» WORK TO COMPLETE
Lines holding the string "diagram" are the ones to copy; find them all in the data.

» SUPPLIED INFORMATION
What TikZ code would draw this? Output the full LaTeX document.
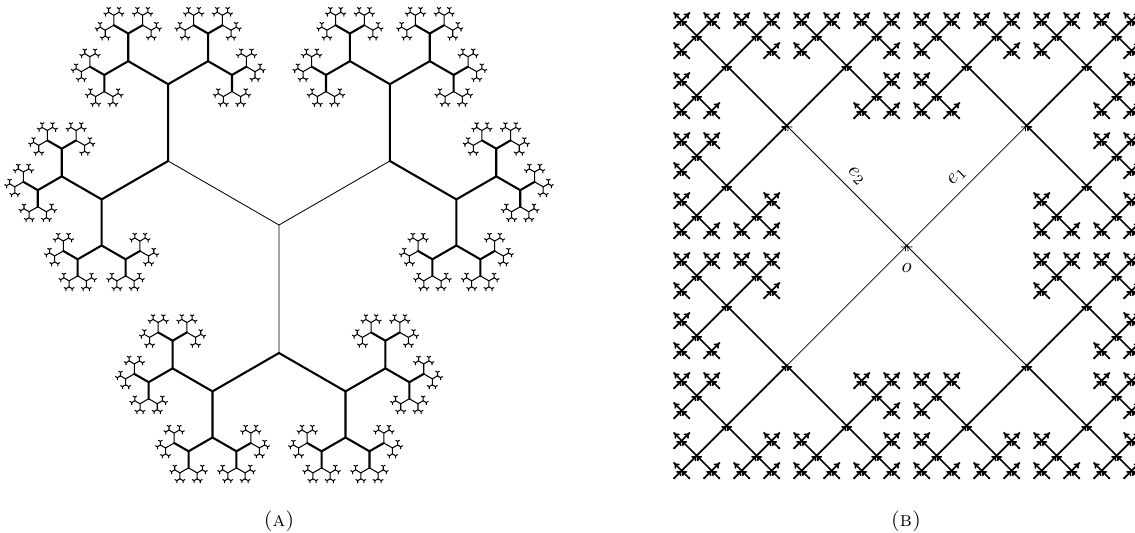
\documentclass[tikz,border=0pt]{standalone}
\usetikzlibrary{arrows.meta,positioning}

\newcommand\depthA{9}
\newcommand\rootA{128}
\newcommand\ratioA{0.6}
\newcommand\depthB{5}
\newcommand\rootB{169.7}

% trivalent tree: node #1, reached with heading #2, next edges at level #3
\def\growA#1#2#3{%
  \ifnum#3<\depthA\relax
    \pgfmathsetmacro\lenA{\rootA*\ratioA^#3}%
    \pgfmathsetmacro\lftA{#2+60}%
    \pgfmathsetmacro\rgtA{#2-60}%
    \pgfmathtruncatemacro\nxtA{#3+1}%
    \path (#1) ++(\lftA:\lenA) coordinate (#1l) (#1) ++(\rgtA:\lenA) coordinate (#1r);
    \draw[limb=#3] (#1) -- (#1l) (#1) -- (#1r);
    \edef\doA{\noexpand\growA{#1l}{\lftA}{\nxtA}\noexpand\growA{#1r}{\rgtA}{\nxtA}}%
    \doA
  \fi}

% one generator edge of the free group tree, from #1 to new node #2
\def\stemB#1#2#3#4{%
  \pgfmathsetmacro\lenB{\rootB*0.5^#4}%
  \path (#1) ++(#3:\lenB) coordinate (#2);
  \fill (#2) circle (.6pt);
  \ifnum#3<180 \draw[gen=#4] (#1) -- (#2);\else \draw[gen=#4] (#2) -- (#1);\fi
  \pgfmathtruncatemacro\nxtB{#4+1}%
  \ifnum\nxtB<\depthB\relax
    \edef\doB{\noexpand\growB{#2}{#3}{\nxtB}}\doB
  \fi}
\def\growB#1#2#3{%
  \pgfmathtruncatemacro\rgtB{mod(#2+270,360)}%
  \pgfmathtruncatemacro\lftB{mod(#2+90,360)}%
  \edef\doB{\noexpand\stemB{#1}{#1r}{\rgtB}{#3}\noexpand\stemB{#1}{#1s}{#2}{#3}\noexpand\stemB{#1}{#1l}{\lftB}{#3}}%
  \doB}

\begin{document}
\begin{tikzpicture}[x=0.48pt,y=0.48pt,line cap=round,
    limb/.code={\ifnum#1=0 \pgfkeysalso{line width=.4pt}\else\ifnum#1<5 \pgfkeysalso{line width=1pt}\else\pgfkeysalso{line width=.5pt}\fi\fi},
    gen/.code={\pgfkeysalso{-{To[length=2.4pt,width=3.2pt]}}\ifnum#1=0 \pgfkeysalso{line width=.4pt}\else\pgfkeysalso{line width=.8pt}\fi}]
  \useasboundingbox (0,0) rectangle (1135,533);
  \clip (0,0) rectangle (1135,533);

  % (A) trivalent tree
  \coordinate (A) at (279,308);
  \path (A) ++(150:\rootA) coordinate (Ap) (A) ++(30:\rootA) coordinate (Aq) (A) ++(270:\rootA) coordinate (As);
  \draw[limb=0] (A) -- (Ap) (A) -- (Aq) (A) -- (As);
  \growA{Ap}{150}{1}
  \growA{Aq}{30}{1}
  \growA{As}{270}{1}
  \node (capA) at (279,12) {\textsc{(a)}};

  % (B) Cayley tree of the free group
  \coordinate (o) at (906.7,287.3);
  \fill (o) circle (.6pt);
  \stemB{o}{oa}{45}{0}
  \stemB{o}{ob}{135}{0}
  \stemB{o}{oc}{225}{0}
  \stemB{o}{od}{315}{0}
  \path (o) -- (oa) node[midway,above,sloped] (eone) {$e_1$};
  \path (ob) -- (o) node[midway,above,sloped] (etwo) {$e_2$};
  \node[below=5pt of o] (olab) {$o$};
  \node (capB) at (906,12) {\textsc{(b)}};
\end{tikzpicture}
\end{document}
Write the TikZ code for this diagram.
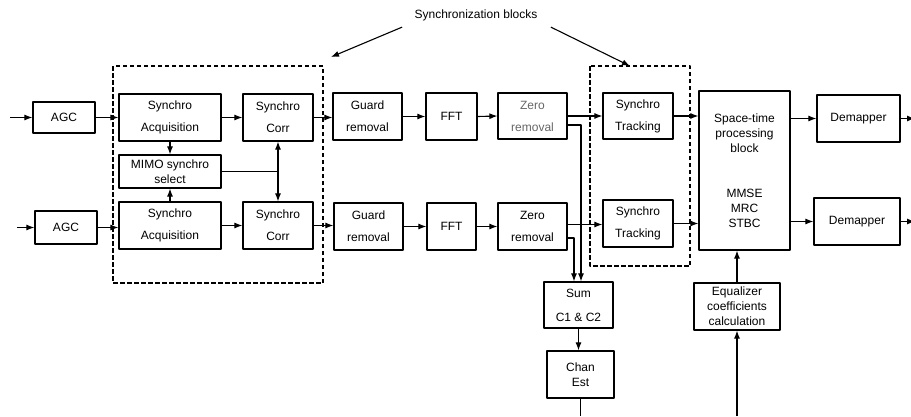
\documentclass[tikz,border=0pt]{standalone}
\usepackage{fontspec}
\setmainfont{Liberation Sans}
\usetikzlibrary{arrows.meta}
\begin{document}
\begin{tikzpicture}[x=1pt, y=-1pt, font=\fontsize{12}{15}\selectfont, line join=round, >={Latex[length=8pt,width=6pt]},
	blk/.style={draw, line width=1.2pt, align=center, inner sep=0pt},
	syncbox/.style={draw, dash pattern=on 4.5pt off 2.5pt, line width=1.1pt},
	link/.style={->, line width=1.1pt}]
	\useasboundingbox (0,0) rectangle (911,416);
	% dashed synchronization blocks
	\draw[syncbox] (113,66) rectangle (323,283);
	\draw[syncbox] (590,66) rectangle (690,266);
	\node (title) at (476,15) {Synchronization blocks};
	\coordinate (tipL) at (331,57);
	\coordinate (tipR) at (630,66);
	\draw[link] ([xshift=-9pt,yshift=-3pt]title.south west) -- (tipL);
	\draw[link] ([xshift=10pt,yshift=-3pt]title.south east) -- (tipR);
	
	% first branch
	\node[blk, minimum width=62, minimum height=31] (agcA) at (64,117.5) {AGC};
	\node[blk, minimum width=102, minimum height=47] (acqA) at (170,117.5) {Synchro\\[7pt]Acquisition};
	\node[blk, minimum width=70, minimum height=47] (corrA) at (278,117.5) {Synchro\\[7pt]Corr};
	\node[blk, minimum width=69, minimum height=47] (guardA) at (367.5,116.5) {Guard\\[7pt]removal};
	\node[blk, minimum width=51, minimum height=47] (fftA) at (451.5,116.5) {FFT};
	\node[blk, minimum width=69, minimum height=46, text=black!60] (zeroA) at (532.5,116) {Zero\\[7pt]removal};
	\node[blk, minimum width=70, minimum height=46] (trackA) at (638,116) {Synchro\\[7pt]Tracking};
	\node[blk, minimum width=83, minimum height=47] (demA) at (858.5,118.5) {Demapper};
	
	\node[blk, minimum width=102, minimum height=33] (mimo) at (170,171.5) {MIMO synchro\\select};
	
	% second branch
	\node[blk, minimum width=62, minimum height=33] (agcB) at (66,227.5) {AGC};
	\node[blk, minimum width=102, minimum height=47] (acqB) at (170,225.5) {Synchro\\[7pt]Acquisition};
	\node[blk, minimum width=70, minimum height=47] (corrB) at (278,225.5) {Synchro\\[7pt]Corr};
	\node[blk, minimum width=69, minimum height=47] (guardB) at (368.5,226.5) {Guard\\[7pt]removal};
	\node[blk, minimum width=49, minimum height=47] (fftB) at (451.5,226.5) {FFT};
	\node[blk, minimum width=69, minimum height=47] (zeroB) at (532.5,226.5) {Zero\\[7pt]removal};
	\node[blk, minimum width=70, minimum height=47] (trackB) at (638,223.5) {Synchro\\[7pt]Tracking};
	\node[blk, minimum width=86, minimum height=47] (demB) at (857,221.5) {Demapper};
	
	\node[blk, minimum width=91, minimum height=159] (st) at (744.5,170.5) {Space-time\\processing\\block\\[30pt]MMSE\\MRC\\STBC};
	\node[blk, minimum width=69, minimum height=46] (sum) at (578.5,305) {Sum\\[9pt]C1 \& C2};
	\node[blk, minimum width=67, minimum height=47] (chan) at (580.5,374.5) {Chan\\Est};
	\node[blk, minimum width=86, minimum height=47] (eq) at (737,306.5) {Equalizer\\coefficients\\calculation};
	
	\coordinate (inA) at (10,117.5);
	\coordinate (inB) at (17,227.5);
	\coordinate (outA) at (915,118.5);
	\coordinate (outB) at (915,221.5);
	\coordinate (chanEnd) at (580.5,416);
	\coordinate (eqIn) at (737,416);
	
	% connectors
	\draw[link] (inA) -- (agcA.west);
	\draw[link] (inB) -- (agcB.west);
	\draw[link] (agcA.east) -- (acqA.west);
	\draw[link] (agcB.east) -- (agcB.east -| acqB.west);
	\draw[link] (acqA.east) -- (corrA.west);
	\draw[link] (acqB.east) -- (corrB.west);
	\draw[link] (acqA.south) -- (mimo.north);
	\draw[link] (acqB.north) -- (mimo.south);
	\draw[link, <->] (corrA.south) -- (corrB.north);
	\draw[line width=1.1pt] (mimo.east) -- (mimo.east -| corrA.south);
	\draw[link] (corrA.east) -- (corrA.east -| guardA.west);
	\draw[link] (corrB.east) -- (corrB.east -| guardB.west);
	\draw[link] (guardA.east) -- (fftA.west);
	\draw[link] (guardB.east) -- (fftB.west);
	\draw[link] (fftA.east) -- (zeroA.west);
	\draw[link] (fftB.east) -- (zeroB.west);
	\draw[link] (zeroA.east) -- (zeroA.east -| trackA.west);
	\draw[link] ([yshift=2pt]zeroB.east) -- ([yshift=2pt]zeroB.east -| trackB.west);
	\draw[link] ([yshift=-9pt]zeroA.east) -| ([xshift=2.5pt]sum.north);
	\draw[link] ([yshift=-11.5pt]zeroB.east) -| ([xshift=-4.5pt]sum.north);
	\draw[link] (trackA.east) -- (trackA.east -| st.west);
	\draw[link] (trackB.east) -- (trackB.east -| st.west);
	\draw[link] (demA.west -| st.east) -- (demA.west);
	\draw[link] (demB.west -| st.east) -- (demB.west);
	\draw[link] (demA.east) -- (outA);
	\draw[link] (demB.east) -- (outB);
	\draw[link] (sum.south) -- (sum.south |- chan.north);
	\draw[line width=1.1pt] (chan.south) -- (chanEnd);
	\draw[link] (eq.north) -- (eq.north |- st.south);
	\draw[link] (eqIn) -- (eq.south);
\end{tikzpicture}
\end{document}
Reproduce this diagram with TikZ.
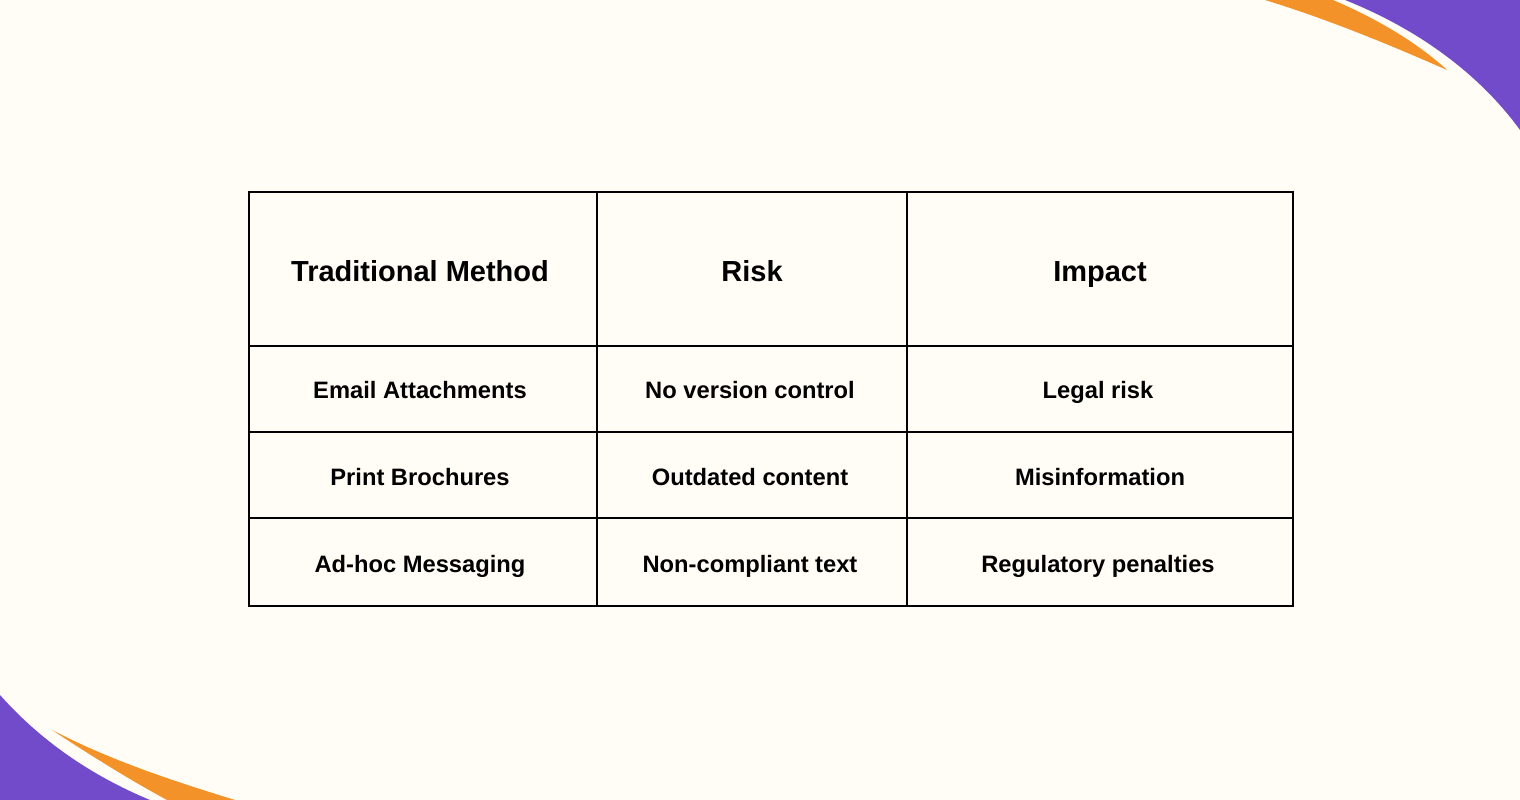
\documentclass[tikz,border=0pt]{standalone}
\usepackage{fontspec}
\setmainfont{Liberation Sans}
\definecolor{bg}{HTML}{FFFDF6}
\definecolor{pur}{HTML}{724BCB}
\definecolor{ora}{HTML}{F39229}
\begin{document}
\begin{tikzpicture}[x=0.02cm,y=-0.02cm,
  hd/.style={anchor=base,font=\fontsize{16.5}{18}\selectfont\bfseries},
  bd/.style={anchor=base,font=\fontsize{13.5}{14}\selectfont\bfseries},
  grid/.style={line width=1.3pt,black}]
\fill[bg] (0,0) rectangle (1520,800);
\useasboundingbox (0,0) rectangle (1520,800);
% decorations
\fill[pur] (1345,0) .. controls (1420,30) and (1480,75) .. (1520,130) -- (1520,0) -- cycle;
\fill[ora] (1265,0) -- (1333,0) .. controls (1380,20) and (1420,45) .. (1447,70) .. controls (1390,45) and (1330,20) .. (1265,0) -- cycle;
\fill[pur] (0,695) .. controls (40,740) and (90,775) .. (150,800) -- (0,800) -- cycle;
\fill[ora] (52,730) .. controls (90,755) and (130,780) .. (167,800) -- (235,800) .. controls (170,780) and (110,760) .. (52,730) -- cycle;
% table
\draw[grid] (249,192) rectangle (1293,606);
\foreach \yy in {346,432,518} \draw[grid] (249,\yy) -- (1293,\yy);
\foreach \xx in {597,907} \draw[grid] (\xx,192) -- (\xx,606);
\node[hd] (h1) at (420,282) {Traditional Method};
\node[hd] (h2) at (752,282) {Risk};
\node[hd] (h3) at (1100,282) {Impact};
\node[bd] (a1) at (420,398) {Email Attachments};
\node[bd] (a2) at (750,398) {No version control};
\node[bd] (a3) at (1098,398) {Legal risk};
\node[bd] (b1) at (420,485) {Print Brochures};
\node[bd] (b2) at (750,485) {Outdated content};
\node[bd] (b3) at (1100,485) {Misinformation};
\node[bd] (c1) at (420,572) {Ad-hoc Messaging};
\node[bd] (c2) at (750,572) {Non-compliant text};
\node[bd] (c3) at (1098,572) {Regulatory penalties};
\end{tikzpicture}
\end{document}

» RESULT
Write the TikZ code for this diagram.
Reproduce this diagram with TikZ.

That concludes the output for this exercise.